Andrea Crisanti (Imagoeconomica)
In particolare, la riforma abolisce l’Abilitazione scientifica nazionale, una procedura di valutazione avviata dal ministero dell’Università e della Ricerca per accertare l’idoneità scientifica dei candidati a ricoprire il ruolo di professore universitario ordinario o associato, senza la quale non si può partecipare a concorsi o rispondere a chiamate nei ruoli di professore associato o ordinario presso le università italiane. Una commissione di cinque docenti decide se il candidato può ricevere o no l’abilitazione: tutto viene deciso secondo logiche di appartenenza a questa o quella consorteria.
Intervenendo in aula su questa riforma, il senatore Crisanti ha pronunciato un discorso appassionato, solenne: «Lo dico chiaramente in quest’Aula», ha scandito Crisanti, «io, in 40 anni, non sono venuto a conoscenza di un singolo concorso di cui non si sapesse il vincitore prima e non c’è un singolo docente che mi abbia mai smentito.

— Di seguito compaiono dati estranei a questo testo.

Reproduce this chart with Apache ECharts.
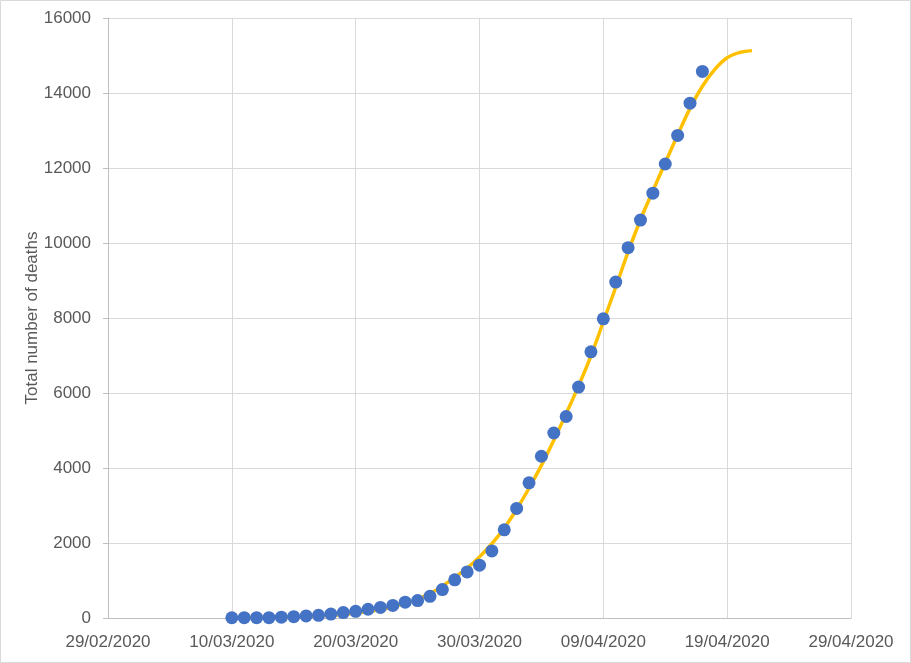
<!DOCTYPE html>
<html>
<head>
<meta charset="utf-8">
<script src="https://cdn.jsdelivr.net/npm/echarts@6/dist/echarts.min.js"></script>
<style>
html,body{margin:0;padding:0;background:#fff;}
#c{width:911px;height:663px;}
</style>
</head>
<body>
<div id="c"></div>
<script>
// Day offsets are counted from 29/02/2020 (day 0)
const xTickLabels = ['29/02/2020','10/03/2020','20/03/2020','30/03/2020','09/04/2020','19/04/2020','29/04/2020'];
const yTicks = [0,2000,4000,6000,8000,10000,12000,14000,16000];

// Observed total deaths, daily from 10/03/2020 (day 10) to 17/04/2020 (day 48)
const observedStartDay = 10;
const observedDeaths = [6, 8, 8, 10, 21, 35, 55, 71, 104, 144, 177,
  233, 281, 335, 422, 465, 578, 759, 1019, 1228, 1408, 1789,
  2352, 2921, 3605, 4313, 4934, 5373, 6159, 7097, 7978, 8958,
  9875, 10612, 11329, 12107, 12868, 13729, 14576];

// Fitted curve, daily from 10/03/2020 (day 10) to 21/04/2020 (day 52)
const fitStartDay = 10;
const fitDeaths = [5, 7, 10, 14, 19, 27, 37, 51, 70, 95, 128,
  172, 228, 300, 390, 500, 650, 850, 1080, 1330, 1630, 1980,
  2400, 2900, 3460, 4070, 4740, 5450, 6190, 6990, 7900, 8820,
  9760, 10620, 11390, 12140, 12880, 13590, 14180, 14630, 14940, 15080, 15130];

const obsData = observedDeaths.map((v,i)=>[observedStartDay+i, v]);
const fitData = fitDeaths.map((v,i)=>[fitStartDay+i, v]);

const labelFont = "'Liberation Sans',Arial,sans-serif";
const chart = echarts.init(document.getElementById('c'), null, {renderer:'canvas'});
chart.setOption({
  animation:false,
  backgroundColor:'#fff',
  grid:{left:108, right:60, top:18, bottom:45, containLabel:false},
  graphic:[{type:'rect', shape:{x:0.5,y:0.5,width:910,height:662}, style:{fill:null, stroke:'#D9D9D9', lineWidth:1}, silent:true, z:-10}],
  xAxis:{
    type:'value', min:0, max:60, interval:10,
    axisLine:{show:true, lineStyle:{color:'#BFBFBF', width:1}},
    axisTick:{show:false},
    splitLine:{show:true, lineStyle:{color:'#D9D9D9', width:1}},
    axisLabel:{color:'#595959', fontSize:17, fontFamily:labelFont, margin:16,
      formatter:v=>xTickLabels[Math.round(v/10)] || ''}
  },
  yAxis:{
    type:'value', min:yTicks[0], max:yTicks[yTicks.length-1], interval:2000,
    name:'Total number of deaths', nameLocation:'middle', nameGap:67, nameRotate:90,
    nameMoveOverlap:false,
    nameTextStyle:{color:'#595959', fontSize:17, fontFamily:labelFont},
    axisLine:{show:true, lineStyle:{color:'#BFBFBF', width:1}},
    axisTick:{show:true, inside:false, length:5, lineStyle:{color:'#BFBFBF'}},
    splitLine:{show:true, lineStyle:{color:'#D9D9D9', width:1}},
    axisLabel:{color:'#595959', fontSize:17, fontFamily:labelFont, margin:17,
      formatter:v=>String(v)}
  },
  series:[
    {type:'line', data:fitData, smooth:0.4, showSymbol:false, symbol:'none',
      lineStyle:{color:'#FFC000', width:3.5}, z:2},
    {type:'scatter', data:obsData, symbol:'circle', symbolSize:13,
      itemStyle:{color:'#4472C4', opacity:1}, z:3}
  ]
});
</script>
</body>
</html>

Questa è la situazione dei nostri atenei oggi. La maggior parte del nostro personale universitario ha preso la laurea all’università, ha fatto il dottorato nella stessa università, ha fatto il ricercatore, l’associato e infine il professore. Questo meccanismo di selezione ha avuto un impatto devastante sulla qualità della ricerca e dell’insegnamento nelle nostre università». Difficile non essere d’accordo con Crisanti, che però ha trascurato, nel corso del suo discorso, un particolare: suo figlio Giulio dall’ottobre 2022 è dottorando in fisica e astronomia all’Università del Bo di Padova, la stessa dove il babbo insegnava quando ha superato la selezione.
Ora, nessuno mette in dubbio le capacità di Crisanti jr, laureato in astrofisica all’Università di Cambridge, ma la coincidenza è degna di nota. Lo stesso Giulio, intervistato nel marzo 2022 dal Corriere del Veneto, affrontava l’argomento: «Ha deciso di fare il dottorato a Padova perché suo padre era già qui?», chiedeva l’intervistatore. «No, l’avrei evitato più che volentieri», rispondeva Crisanti jr, «ma ho fatto tanti concorsi in Italia e l’unico che ho passato è stato quello del Bo». Ma come mai il giovane Crisanti veniva intervistato? Perché ha seguito le orme di babbo Andrea anche in politica: nel 2022 si è candidato alle elezioni comunali di Padova, nella lista Coalizione civica, a sostegno del sindaco uscente di centrosinistra Sergio Giordani. Il sindaco ha rivinto le elezioni, ma per Giulio Crisanti il bottino è stato veramente magro: ha preso appena 25 preferenze.